Give only the number of lines in these records that contain the word "this".

◆ **Given data**
---------------

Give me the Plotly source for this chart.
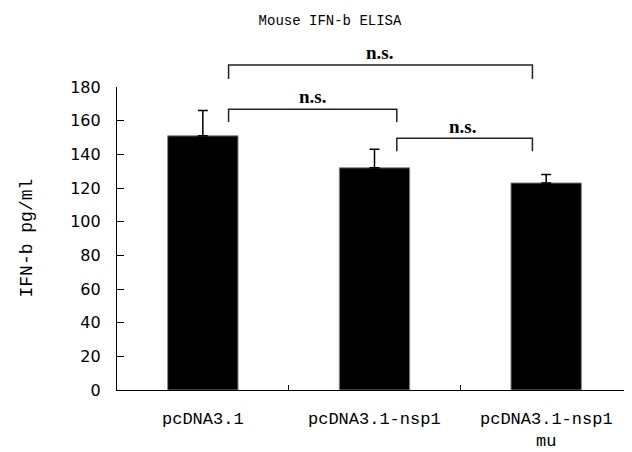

---------------

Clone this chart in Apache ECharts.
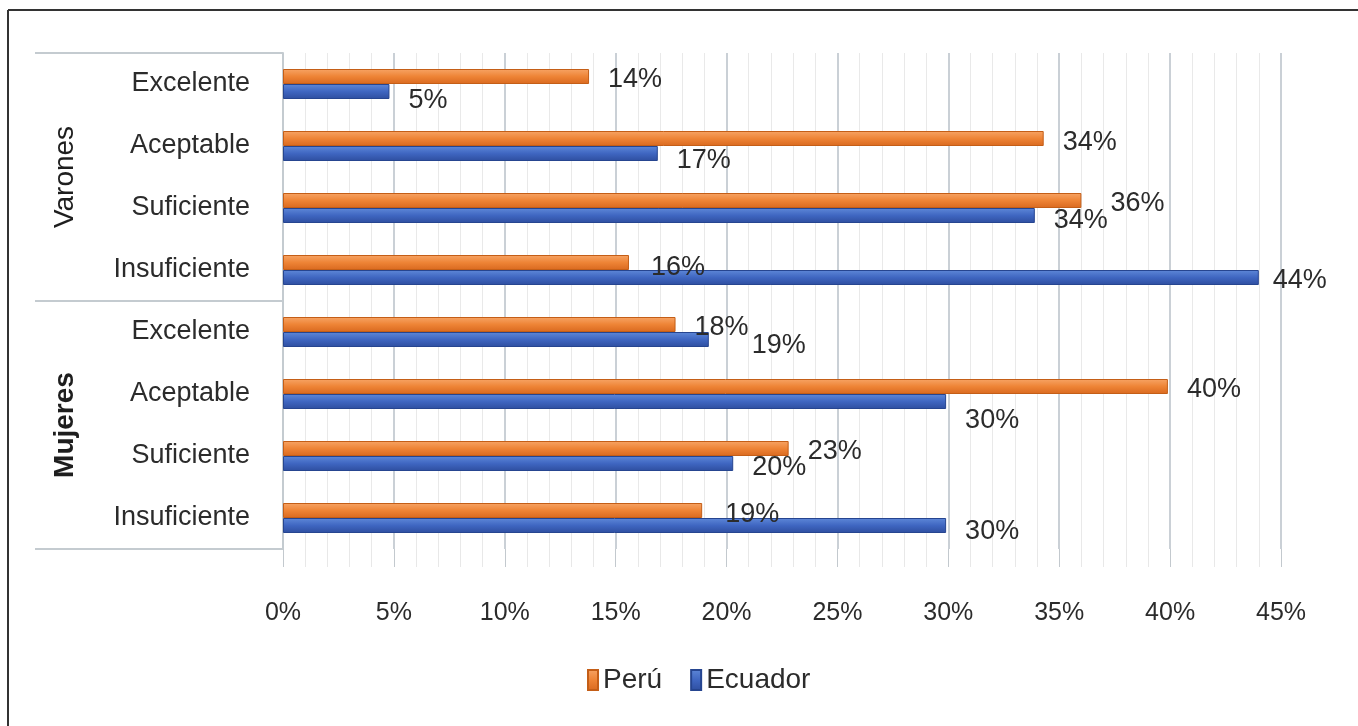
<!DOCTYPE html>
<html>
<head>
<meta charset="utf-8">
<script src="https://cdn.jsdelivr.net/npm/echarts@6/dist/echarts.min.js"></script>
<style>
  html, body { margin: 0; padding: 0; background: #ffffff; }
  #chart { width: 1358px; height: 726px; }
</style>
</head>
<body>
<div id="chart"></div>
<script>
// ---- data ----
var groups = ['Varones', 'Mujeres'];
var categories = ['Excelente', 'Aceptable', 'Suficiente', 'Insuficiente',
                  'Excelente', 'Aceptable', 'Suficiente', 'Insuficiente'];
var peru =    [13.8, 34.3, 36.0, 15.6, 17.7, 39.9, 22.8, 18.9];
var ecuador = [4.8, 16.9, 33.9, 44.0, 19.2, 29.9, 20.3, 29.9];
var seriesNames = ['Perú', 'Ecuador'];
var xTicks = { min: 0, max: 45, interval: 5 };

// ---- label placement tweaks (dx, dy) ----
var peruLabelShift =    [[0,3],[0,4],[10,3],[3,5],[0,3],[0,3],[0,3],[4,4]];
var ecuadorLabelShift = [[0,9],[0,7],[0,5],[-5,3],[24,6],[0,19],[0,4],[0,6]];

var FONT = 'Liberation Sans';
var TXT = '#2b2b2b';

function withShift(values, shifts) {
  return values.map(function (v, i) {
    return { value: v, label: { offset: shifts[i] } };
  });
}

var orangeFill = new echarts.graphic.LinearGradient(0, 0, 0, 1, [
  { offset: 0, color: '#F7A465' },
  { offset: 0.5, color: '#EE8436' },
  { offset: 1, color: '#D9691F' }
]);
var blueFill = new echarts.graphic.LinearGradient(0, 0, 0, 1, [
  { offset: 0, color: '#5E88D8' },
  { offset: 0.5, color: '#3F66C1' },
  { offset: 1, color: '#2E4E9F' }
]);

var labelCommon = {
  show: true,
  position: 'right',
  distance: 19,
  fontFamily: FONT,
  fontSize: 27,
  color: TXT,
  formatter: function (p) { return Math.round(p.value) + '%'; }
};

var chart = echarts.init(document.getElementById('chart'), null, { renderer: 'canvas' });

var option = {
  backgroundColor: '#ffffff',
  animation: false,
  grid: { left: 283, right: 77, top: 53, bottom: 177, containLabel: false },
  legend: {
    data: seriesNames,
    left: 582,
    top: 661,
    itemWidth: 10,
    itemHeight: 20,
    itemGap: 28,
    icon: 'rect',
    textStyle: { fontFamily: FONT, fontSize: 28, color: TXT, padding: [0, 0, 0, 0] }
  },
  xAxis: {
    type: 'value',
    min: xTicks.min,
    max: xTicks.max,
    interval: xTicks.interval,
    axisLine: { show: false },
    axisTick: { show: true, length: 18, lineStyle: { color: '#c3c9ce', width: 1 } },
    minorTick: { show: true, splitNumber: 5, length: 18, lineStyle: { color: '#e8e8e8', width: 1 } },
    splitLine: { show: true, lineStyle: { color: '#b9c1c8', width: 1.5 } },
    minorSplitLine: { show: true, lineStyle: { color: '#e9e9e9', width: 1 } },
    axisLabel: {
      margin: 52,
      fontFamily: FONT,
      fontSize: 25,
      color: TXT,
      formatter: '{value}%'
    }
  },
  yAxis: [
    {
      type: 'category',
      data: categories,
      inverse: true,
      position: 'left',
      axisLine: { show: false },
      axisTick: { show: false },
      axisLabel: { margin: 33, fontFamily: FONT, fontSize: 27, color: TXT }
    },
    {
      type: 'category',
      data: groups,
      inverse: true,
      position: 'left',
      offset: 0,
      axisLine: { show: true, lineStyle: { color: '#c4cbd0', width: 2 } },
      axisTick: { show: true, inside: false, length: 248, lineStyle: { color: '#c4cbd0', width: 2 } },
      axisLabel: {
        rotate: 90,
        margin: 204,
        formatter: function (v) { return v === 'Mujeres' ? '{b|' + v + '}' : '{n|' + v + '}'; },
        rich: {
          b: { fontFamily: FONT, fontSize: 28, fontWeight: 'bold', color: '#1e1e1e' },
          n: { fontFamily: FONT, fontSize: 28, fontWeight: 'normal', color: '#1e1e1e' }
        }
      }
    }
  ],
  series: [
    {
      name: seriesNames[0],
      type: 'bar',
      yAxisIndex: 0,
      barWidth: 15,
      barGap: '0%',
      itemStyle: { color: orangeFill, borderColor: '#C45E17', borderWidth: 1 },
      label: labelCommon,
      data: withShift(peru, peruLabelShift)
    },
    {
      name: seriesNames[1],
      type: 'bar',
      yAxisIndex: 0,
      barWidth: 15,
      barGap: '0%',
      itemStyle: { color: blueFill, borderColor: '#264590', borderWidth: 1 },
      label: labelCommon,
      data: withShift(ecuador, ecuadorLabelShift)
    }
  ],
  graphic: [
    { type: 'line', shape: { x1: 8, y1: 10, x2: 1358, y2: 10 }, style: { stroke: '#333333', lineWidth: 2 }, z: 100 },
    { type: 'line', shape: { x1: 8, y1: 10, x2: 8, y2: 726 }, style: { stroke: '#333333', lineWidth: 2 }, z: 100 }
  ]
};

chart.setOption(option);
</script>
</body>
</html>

---------------

◆ **Correct result**
2